▸ Given exercise:
Write out nothing but the lines from the first line of the entries below through the line with "dashes=(4, 3), label=labels[2])"; no pictures go in.

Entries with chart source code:
+++
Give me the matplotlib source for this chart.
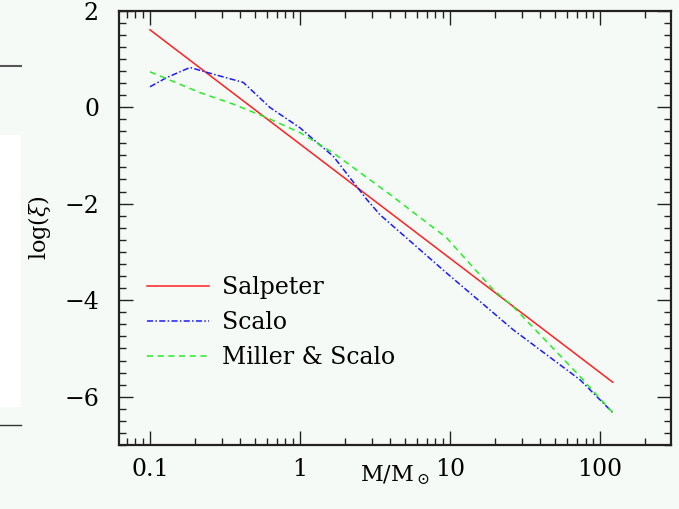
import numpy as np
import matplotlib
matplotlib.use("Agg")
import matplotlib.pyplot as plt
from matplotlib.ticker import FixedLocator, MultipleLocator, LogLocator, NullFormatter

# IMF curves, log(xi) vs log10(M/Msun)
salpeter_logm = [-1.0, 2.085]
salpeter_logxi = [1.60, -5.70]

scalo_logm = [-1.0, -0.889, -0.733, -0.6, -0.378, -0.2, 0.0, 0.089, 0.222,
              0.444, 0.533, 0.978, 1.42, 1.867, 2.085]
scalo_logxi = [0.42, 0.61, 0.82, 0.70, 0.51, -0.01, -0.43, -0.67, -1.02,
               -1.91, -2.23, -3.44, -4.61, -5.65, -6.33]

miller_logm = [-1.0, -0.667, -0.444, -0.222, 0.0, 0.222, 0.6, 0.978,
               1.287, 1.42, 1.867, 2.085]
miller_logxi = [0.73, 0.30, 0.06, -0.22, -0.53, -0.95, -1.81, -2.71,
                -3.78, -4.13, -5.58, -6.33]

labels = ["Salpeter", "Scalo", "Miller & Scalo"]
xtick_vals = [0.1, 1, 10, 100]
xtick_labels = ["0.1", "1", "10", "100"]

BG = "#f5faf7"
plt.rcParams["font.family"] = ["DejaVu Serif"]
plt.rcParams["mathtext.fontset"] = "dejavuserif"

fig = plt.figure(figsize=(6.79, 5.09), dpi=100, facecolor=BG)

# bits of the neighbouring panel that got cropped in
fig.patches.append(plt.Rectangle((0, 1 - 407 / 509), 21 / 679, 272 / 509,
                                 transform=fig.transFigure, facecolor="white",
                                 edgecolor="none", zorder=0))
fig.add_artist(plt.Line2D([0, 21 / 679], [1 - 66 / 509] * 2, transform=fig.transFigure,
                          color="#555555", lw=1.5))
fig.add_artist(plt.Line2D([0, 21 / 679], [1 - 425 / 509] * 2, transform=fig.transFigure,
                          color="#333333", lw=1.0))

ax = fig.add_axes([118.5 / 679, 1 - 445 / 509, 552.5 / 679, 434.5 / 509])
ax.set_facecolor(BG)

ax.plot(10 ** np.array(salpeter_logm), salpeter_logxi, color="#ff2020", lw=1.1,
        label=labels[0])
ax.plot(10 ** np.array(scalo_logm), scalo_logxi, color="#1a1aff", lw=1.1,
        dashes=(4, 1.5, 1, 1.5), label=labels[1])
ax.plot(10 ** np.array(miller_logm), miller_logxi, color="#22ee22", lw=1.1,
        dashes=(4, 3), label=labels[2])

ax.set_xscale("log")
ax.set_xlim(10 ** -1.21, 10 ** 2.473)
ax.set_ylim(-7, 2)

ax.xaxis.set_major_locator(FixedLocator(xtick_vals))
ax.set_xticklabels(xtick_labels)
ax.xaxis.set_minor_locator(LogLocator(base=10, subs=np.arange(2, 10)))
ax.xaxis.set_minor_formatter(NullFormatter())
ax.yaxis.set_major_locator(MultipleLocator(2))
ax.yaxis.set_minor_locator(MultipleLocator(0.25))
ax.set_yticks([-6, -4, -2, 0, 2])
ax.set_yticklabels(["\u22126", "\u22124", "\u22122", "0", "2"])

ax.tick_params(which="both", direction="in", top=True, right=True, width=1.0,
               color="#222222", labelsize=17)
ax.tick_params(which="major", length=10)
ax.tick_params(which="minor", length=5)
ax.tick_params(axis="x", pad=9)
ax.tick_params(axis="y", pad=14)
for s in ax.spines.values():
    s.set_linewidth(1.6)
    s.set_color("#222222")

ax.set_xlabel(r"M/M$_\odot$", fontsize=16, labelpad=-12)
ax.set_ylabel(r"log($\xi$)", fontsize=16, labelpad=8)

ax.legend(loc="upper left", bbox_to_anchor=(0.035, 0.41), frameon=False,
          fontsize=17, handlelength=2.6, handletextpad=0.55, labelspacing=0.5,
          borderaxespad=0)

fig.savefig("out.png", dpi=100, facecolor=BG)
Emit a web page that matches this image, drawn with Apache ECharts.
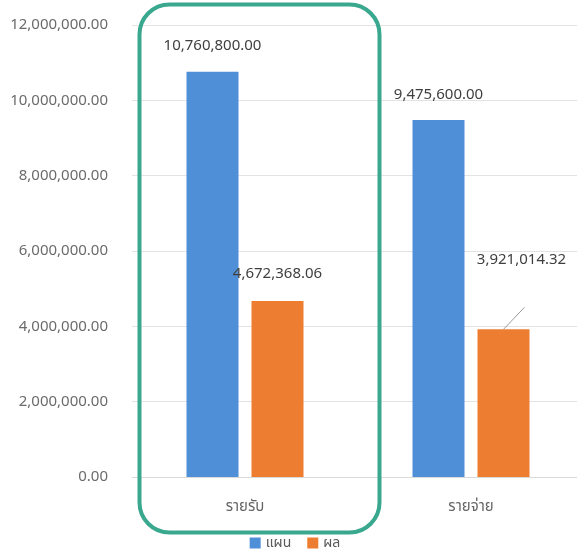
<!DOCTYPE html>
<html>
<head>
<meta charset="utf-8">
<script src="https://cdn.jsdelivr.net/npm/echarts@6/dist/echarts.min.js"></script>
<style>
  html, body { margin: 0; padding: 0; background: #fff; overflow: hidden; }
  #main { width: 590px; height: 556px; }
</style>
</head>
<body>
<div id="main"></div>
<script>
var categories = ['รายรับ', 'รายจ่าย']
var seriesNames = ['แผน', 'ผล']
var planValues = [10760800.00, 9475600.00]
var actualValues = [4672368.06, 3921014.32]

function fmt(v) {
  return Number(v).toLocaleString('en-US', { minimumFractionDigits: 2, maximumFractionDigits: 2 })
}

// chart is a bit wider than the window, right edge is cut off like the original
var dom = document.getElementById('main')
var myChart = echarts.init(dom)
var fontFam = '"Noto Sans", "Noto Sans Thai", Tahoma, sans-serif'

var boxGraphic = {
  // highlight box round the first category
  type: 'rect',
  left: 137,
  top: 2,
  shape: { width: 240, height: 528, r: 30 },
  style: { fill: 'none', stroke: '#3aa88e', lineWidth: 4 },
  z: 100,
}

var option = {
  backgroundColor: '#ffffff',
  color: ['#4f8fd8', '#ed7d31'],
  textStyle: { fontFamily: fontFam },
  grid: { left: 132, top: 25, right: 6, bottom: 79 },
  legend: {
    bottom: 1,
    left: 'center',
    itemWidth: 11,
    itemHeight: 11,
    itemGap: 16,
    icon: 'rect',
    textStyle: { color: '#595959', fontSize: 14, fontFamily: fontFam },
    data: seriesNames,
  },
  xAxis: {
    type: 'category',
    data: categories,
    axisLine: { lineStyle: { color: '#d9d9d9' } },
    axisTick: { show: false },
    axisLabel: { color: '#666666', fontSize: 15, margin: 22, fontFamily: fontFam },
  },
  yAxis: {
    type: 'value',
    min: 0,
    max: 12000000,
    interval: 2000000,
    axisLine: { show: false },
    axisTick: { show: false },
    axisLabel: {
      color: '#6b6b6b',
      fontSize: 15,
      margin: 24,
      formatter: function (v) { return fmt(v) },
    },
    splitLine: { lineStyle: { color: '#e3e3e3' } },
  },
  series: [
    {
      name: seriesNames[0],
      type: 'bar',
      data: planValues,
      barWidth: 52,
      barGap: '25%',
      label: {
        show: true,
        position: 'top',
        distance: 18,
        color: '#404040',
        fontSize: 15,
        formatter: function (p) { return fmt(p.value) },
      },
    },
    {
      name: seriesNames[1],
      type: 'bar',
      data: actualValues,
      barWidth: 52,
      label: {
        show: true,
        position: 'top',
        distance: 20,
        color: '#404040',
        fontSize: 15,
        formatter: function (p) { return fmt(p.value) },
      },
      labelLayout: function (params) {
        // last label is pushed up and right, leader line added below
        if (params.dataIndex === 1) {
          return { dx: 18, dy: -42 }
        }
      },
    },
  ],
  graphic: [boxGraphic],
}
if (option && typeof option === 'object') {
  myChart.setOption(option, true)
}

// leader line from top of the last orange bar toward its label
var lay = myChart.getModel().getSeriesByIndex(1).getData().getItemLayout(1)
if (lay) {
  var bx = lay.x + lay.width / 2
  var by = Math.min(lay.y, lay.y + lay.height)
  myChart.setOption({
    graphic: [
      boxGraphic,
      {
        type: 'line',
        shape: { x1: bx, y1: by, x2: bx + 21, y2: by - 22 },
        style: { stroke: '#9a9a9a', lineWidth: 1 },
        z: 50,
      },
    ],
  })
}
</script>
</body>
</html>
+++
▸ Output for this task:
Give me the matplotlib source for this chart.
import numpy as np
import matplotlib
matplotlib.use("Agg")
import matplotlib.pyplot as plt
from matplotlib.ticker import FixedLocator, MultipleLocator, LogLocator, NullFormatter

# IMF curves, log(xi) vs log10(M/Msun)
salpeter_logm = [-1.0, 2.085]
salpeter_logxi = [1.60, -5.70]

scalo_logm = [-1.0, -0.889, -0.733, -0.6, -0.378, -0.2, 0.0, 0.089, 0.222,
              0.444, 0.533, 0.978, 1.42, 1.867, 2.085]
scalo_logxi = [0.42, 0.61, 0.82, 0.70, 0.51, -0.01, -0.43, -0.67, -1.02,
               -1.91, -2.23, -3.44, -4.61, -5.65, -6.33]

miller_logm = [-1.0, -0.667, -0.444, -0.222, 0.0, 0.222, 0.6, 0.978,
               1.287, 1.42, 1.867, 2.085]
miller_logxi = [0.73, 0.30, 0.06, -0.22, -0.53, -0.95, -1.81, -2.71,
                -3.78, -4.13, -5.58, -6.33]

labels = ["Salpeter", "Scalo", "Miller & Scalo"]
xtick_vals = [0.1, 1, 10, 100]
xtick_labels = ["0.1", "1", "10", "100"]

BG = "#f5faf7"
plt.rcParams["font.family"] = ["DejaVu Serif"]
plt.rcParams["mathtext.fontset"] = "dejavuserif"

fig = plt.figure(figsize=(6.79, 5.09), dpi=100, facecolor=BG)

# bits of the neighbouring panel that got cropped in
fig.patches.append(plt.Rectangle((0, 1 - 407 / 509), 21 / 679, 272 / 509,
                                 transform=fig.transFigure, facecolor="white",
                                 edgecolor="none", zorder=0))
fig.add_artist(plt.Line2D([0, 21 / 679], [1 - 66 / 509] * 2, transform=fig.transFigure,
                          color="#555555", lw=1.5))
fig.add_artist(plt.Line2D([0, 21 / 679], [1 - 425 / 509] * 2, transform=fig.transFigure,
                          color="#333333", lw=1.0))

ax = fig.add_axes([118.5 / 679, 1 - 445 / 509, 552.5 / 679, 434.5 / 509])
ax.set_facecolor(BG)

ax.plot(10 ** np.array(salpeter_logm), salpeter_logxi, color="#ff2020", lw=1.1,
        label=labels[0])
ax.plot(10 ** np.array(scalo_logm), scalo_logxi, color="#1a1aff", lw=1.1,
        dashes=(4, 1.5, 1, 1.5), label=labels[1])
ax.plot(10 ** np.array(miller_logm), miller_logxi, color="#22ee22", lw=1.1,
        dashes=(4, 3), label=labels[2])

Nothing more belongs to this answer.